If I have multiple nodes who each latch a message onto a particular topic, a node that later subscribes to that topic will receive multiple messages immediately upon subscription. If those message types do not include a timestamped header, how should that message pair be interpreted?
The way I wish (and previously thought) topics were conceptualized, a topic would represent a stream of messages that supersede each other (like, the current position of something). In that case, it seems like latching should be "per topic". When a new subscriber subscribes to the topic, it makes perfect sense that they would like to see what the current state of the topic is, even before another message is published. In this case, I would expect that when a publisher latches a message, any other latched message should be unlatched -- future subscribers will want the most recent message on that topic, regardless of source, and messages prior to the most recent one are now obsolete. And this is, in fact, the behavior that publishers in the same node have.

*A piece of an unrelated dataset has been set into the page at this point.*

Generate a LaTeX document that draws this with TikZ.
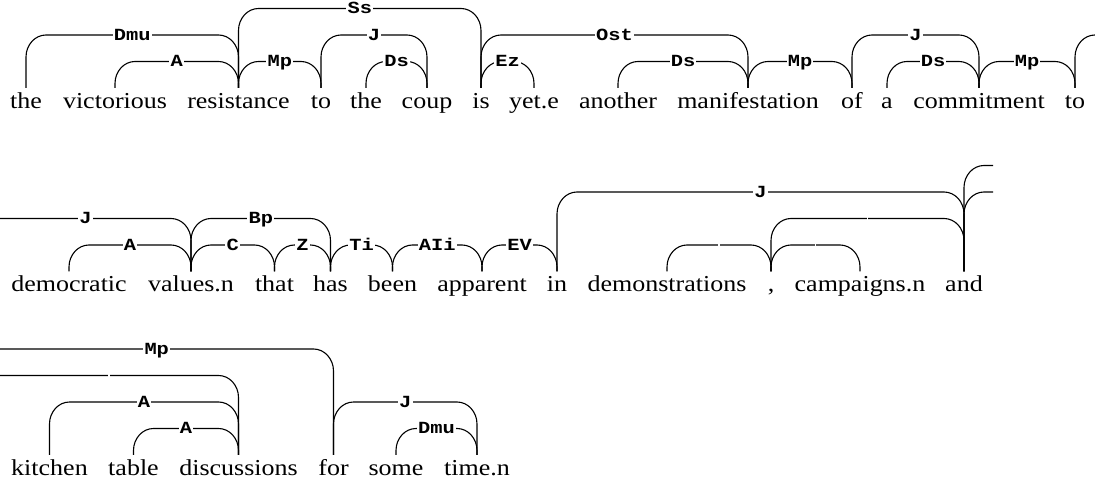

But, when the publishers are in different nodes, multiple messages are sent to a new subscriber. This is different from my conceptualization. I understand that the way topics work, in fact, is that latched messages are resent by their publisher (on a per-node basis) to a new subscriber whenever it detects that new subscriber. But WHY does this behavior happen? What is the rationale behind having all publishers with latched messages send them upon a new subscription? In my conceptualization, the idea is "a new subscriber should be able to know the current state of the topic upon subscription, and that state is defined by the most recent message published to the topic". What is the equivalent idea for receiving multiple messages upon subscription?
EDIT: To clarify, the difference between a new subscriber connecting to a topic and immediately receiving two latched messages, and an old subscriber receiving those messages when they were published, is that approximate time synchronization is lost. Assume a topic with superseding messages (and see gvdhoorn's answer for why that might not be a good assumption) that don't include a timestamped header. If publisher 1 publishes and latches message 1, and then an hour later, publisher 2 publishes and latches message 2, the old subscriber knows that message 2 represents the true state of the topic. The new subscriber receives message 1 and message 2 in a random order upon subscription and has no way of knowing which message represents the state of the topic. See answers for responses to this.